Virus detective 'takes on SARS'

Derisi (c) Robert Foo#364AA
Joseph DeRisi (B.S., biochemistry and molecular biology, Crown College, '92) uses his technology to identify the virus. © Robert Foothorap, Courtesy UCSF School of Medicine.

When you study viruses for a living, the stakes are often high. But the life-and-death nature of his work was never more clear to "virus detective" Joe DeRisi than when an unknown respiratory illness began infecting thousands of people in more than two dozen countries a year ago.

Scientists around the world were desperately trying to find out what was causing the illness—dubbed Severe Acute Respiratory Syndrome, or SARS—so they could screen and contain the epidemic.

DeRisi, an assistant professor of biochemistry and biophysics at UC San Francisco, thought his lab could play a crucial role. DeRisi and his postdoctoral researcher, David Wang, had been working for two years on a DNA chip, or microarray, designed to detect a wide range of known viruses and unknown members of existing viral families. DeRisi and Wang had also developed software and database applications to interpret the reactions that occur on the chip, establishing the critical relationship of new viruses to known ones.

As part of the Global Response Team formed to battle SARS, DeRisi asked the Centers for Disease Control in Atlanta to send him SARS virus samples. Within just 24 hours, his lab determined that the culprit was a previously unknown coronavirus—part of the family of viruses that usually causes mild disease with coldlike symptons. The finding came simultaneously with the CDC's own identification, providing valuable confirmation and moving scientists one step closer to controlling the outbreak.

"We were also able to sequence part of the virus," recalls DeRisi. "We forwarded that sequence to the CDC, which assisted in their efforts to sequence the whole genome."

Looking back, DeRisi says the pressure was intense—and inescapable—at a time when images of pedestrians in the Far East wearing surgical masks flashed regularly on TV. Nearly 800 people died from SARS. "There is a life-and-death aspect to this that adds to the whole high-tension, high-pressure environment," he said. "But it was one of the most exciting things I've ever been involved in."

DeRisi, two postdoctoral researchers, and one graduate student barely left the lab for three days during the SARS effort.

"We'd been working for two years on developing the technology to diagnose and identify a new respiratory pathogen, and then suddenly a global emergency happens and we're able to instantly apply this technology," DeRisi says. "It was very gratifying."

DeRisi's DNA chip has several advantages, including speed. "What used to take weeks now takes hours," he says. Another key advantage is that the chip can detect hundreds of different viruses. "Almost all other techniques in this field require you to know what you're looking for," DeRisi notes.

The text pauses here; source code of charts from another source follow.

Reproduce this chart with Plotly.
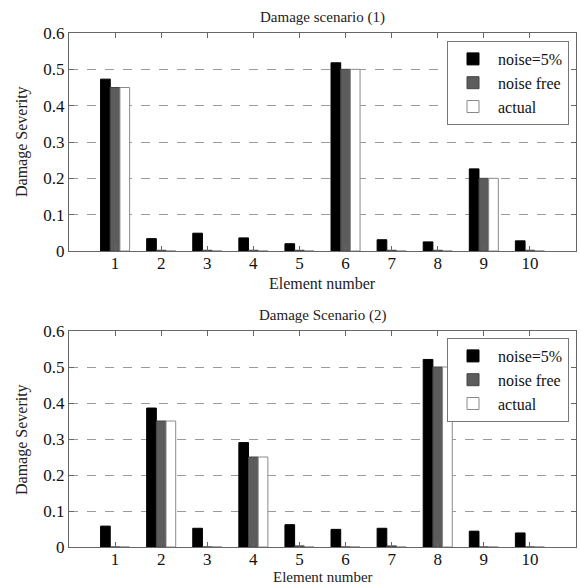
import plotly.graph_objects as go

elements = [1, 2, 3, 4, 5, 6, 7, 8, 9, 10]
tick_labels = ["1", "2", "3", "4", "5", "6", "7", "8", "9", "10"]
y_ticks = [0, 0.1, 0.2, 0.3, 0.4, 0.5, 0.6]
y_tick_labels = ["0", "0.1", "0.2", "0.3", "0.4", "0.5", "0.6"]

s1_noise5 = [0.473, 0.034, 0.049, 0.036, 0.020, 0.518, 0.031, 0.025, 0.226, 0.028]
s1_noisefree = [0.450, 0.002, 0.002, 0.002, 0.002, 0.500, 0.002, 0.002, 0.200, 0.002]
s1_actual = [0.45, 0, 0, 0, 0, 0.50, 0, 0, 0.20, 0]

s2_noise5 = [0.058, 0.386, 0.052, 0.290, 0.062, 0.049, 0.052, 0.521, 0.044, 0.039]
s2_noisefree = [0.0, 0.350, 0.0, 0.250, 0.003, 0.0, 0.003, 0.500, 0.0, 0.0]
s2_actual = [0, 0.35, 0, 0.25, 0, 0, 0, 0.50, 0, 0]

series_names = ["noise=5%", "noise free", "actual"]
fills = ["#000000", "#5c5c5c", "#ffffff"]
outlines = ["#000000", "#444444", "#8a8a8a"]

FONT = "Liberation Serif"
W, H = 580, 587

fig = go.Figure()

def add_set(vals, xa, ya, legend):
    for name, v, fc, lc in zip(series_names, vals, fills, outlines):
        fig.add_trace(go.Bar(
            x=elements, y=v, name=name, xaxis=xa, yaxis=ya,
            marker=dict(color=fc, line=dict(color=lc, width=1)),
            legend=legend, showlegend=True,
        ))

add_set([s1_noise5, s1_noisefree, s1_actual], "x", "y", "legend")
add_set([s2_noise5, s2_noisefree, s2_actual], "x2", "y2", "legend2")

xdom = [69 / W, 576 / W]
top_dom = [1 - 251 / H, 1 - 33 / H]
bot_dom = [1 - 547 / H, 1 - 331 / H]

xcommon = dict(
    range=[0, 11], tickmode="array", tickvals=elements, ticktext=tick_labels,
    ticks="inside", ticklen=5, tickcolor="#666666", showline=True,
    linecolor="#666666", linewidth=1, mirror="ticks", showgrid=False,
    zeroline=False, tickfont=dict(family=FONT, size=17, color="#111111"),
    ticklabelstandoff=-3,
    domain=xdom, automargin=False,
)
ycommon = dict(
    range=[0, 0.6], tickmode="array", tickvals=y_ticks, ticktext=y_tick_labels,
    ticks="inside", ticklen=5, tickcolor="#666666", showline=True,
    linecolor="#666666", linewidth=1, mirror="ticks", showgrid=True,
    gridcolor="#9a9a9a", griddash="dash", gridwidth=1, zeroline=False,
    tickfont=dict(family=FONT, size=17, color="#111111"), automargin=False,
)

legend_common = dict(
    font=dict(family=FONT, size=16, color="#111111"),
    bgcolor="white", bordercolor="#777777", borderwidth=1,
    xanchor="left", yanchor="top", itemwidth=40, tracegroupgap=0,
)

def ann(text, x, y, size, angle=0):
    return dict(text=text, x=x / W, y=1 - y / H, xref="paper", yref="paper",
                xanchor="center", yanchor="middle", showarrow=False,
                textangle=angle, font=dict(family=FONT, size=size, color="#222222"))

cx = (69 + 576) / 2
fig.update_layout(
    width=W, height=H,
    margin=dict(l=0, r=0, t=0, b=0),
    paper_bgcolor="white", plot_bgcolor="white",
    barmode="group", bargap=0.37, bargroupgap=0.0,
    xaxis=dict(**xcommon, anchor="y"),
    yaxis=dict(**ycommon, domain=top_dom, anchor="x"),
    xaxis2=dict(**xcommon, anchor="y2"),
    yaxis2=dict(**ycommon, domain=bot_dom, anchor="x2"),
    legend=dict(**legend_common, x=447 / W, y=1 - 41 / H),
    legend2=dict(**legend_common, x=447 / W, y=1 - 338 / H),
    annotations=[
        ann("Damage scenario (1)", cx, 17, 15),
        ann("Damage Scenario (2)", cx, 315, 15),
        ann("Element number", cx, 283, 16),
        ann("Element number", cx, 577, 15),
        ann("Damage Severity", 22, 142, 16, -90),
        ann("Damage Severity", 22, 440, 16, -90),
    ],
)

fig.write_html("out.html")
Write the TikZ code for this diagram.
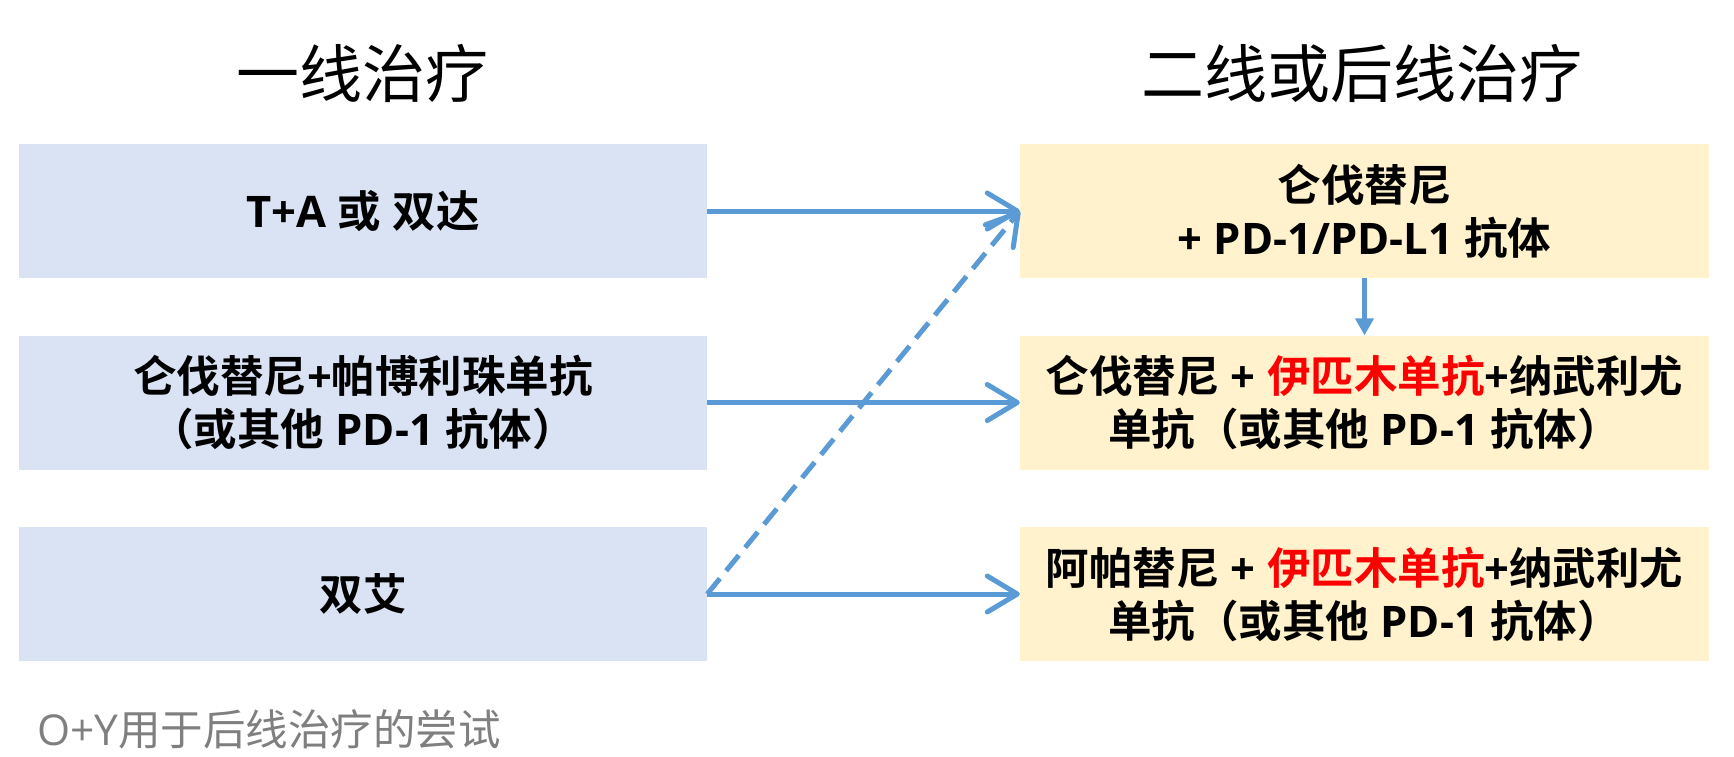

"When we made this array of viruses we decided that we had to have all viruses represented, including plant viruses, insect viruses, etc., not just human viruses," says DeRisi. As it turned out, DeRisi's lab found that SARS had genetic similarities to three coronaviruses that infect birds, cows, and people, but was not identical to any of those viruses. (Hong Kong researchers later found that the virus was nearly identical to a coronavirus affecting wild animals in one Chinese province.)

"It validated our technology as a method for rapid identification of a novel pathogen," DeRisi says. "We foresee that this can be a frontline defense against emerging diseases. We're not waiting for the next SARS."

While SARS appears contained for now, DeRisi's work on the virus drew international media coverage and his phone hasn't stopped ringing. In addition to talking to journalists, DeRisi also generously shares his research with other scientists and students.

Nowhere is this approach more important than in his research on malaria, which is caused by a single-celled organism known as a protozoan rather than a virus. A scourge of the Third World that kills millions annually, malaria has long been a focus of DeRisi's efforts, earning him the J. P. Morgan Chase Health Award in 2001 from the Tech Museum in San Jose for "Technology Benefiting Humanity."

DeRisi wrote about his research results on malaria last fall in a new online biology journal published by the Public Library of Science and freely available around the world. His research reveals genetic activity during a critical phase of the parasite's life cycle, indicating a potential vulnerability that could one day be exploited to treat the disease.

"If you're going to publish research that's important to the Third World, you'd better make it accessible to them," DeRisi says, noting that he has long favored publishing his results in journals that support free and open access, and posting information online.

"Malaria is a disease the First World does not suffer from, and therefore pays very little attention to," says DeRisi. "There's no money really to be made in malaria; therefore you do not see large pharmaceutical interests taking malaria very seriously," he notes. "The people who die from malaria don't carry credit cards."

DeRisi's efforts to disseminate knowledge go well beyond publishing. In an effort to make microarray technology more affordable—and less dominated by industry—he drew scientists from around the country to a short course on microarrays, held at UCSC and arranged through the multicampus California Institute for Quantitative Biomedical Research.

To DeRisi, it just makes scientific sense to share his results widely. "The idea is to enable as many people as possible to do this kind of science. We're trying to accelerate the rate of scientific discovery as fast as possible."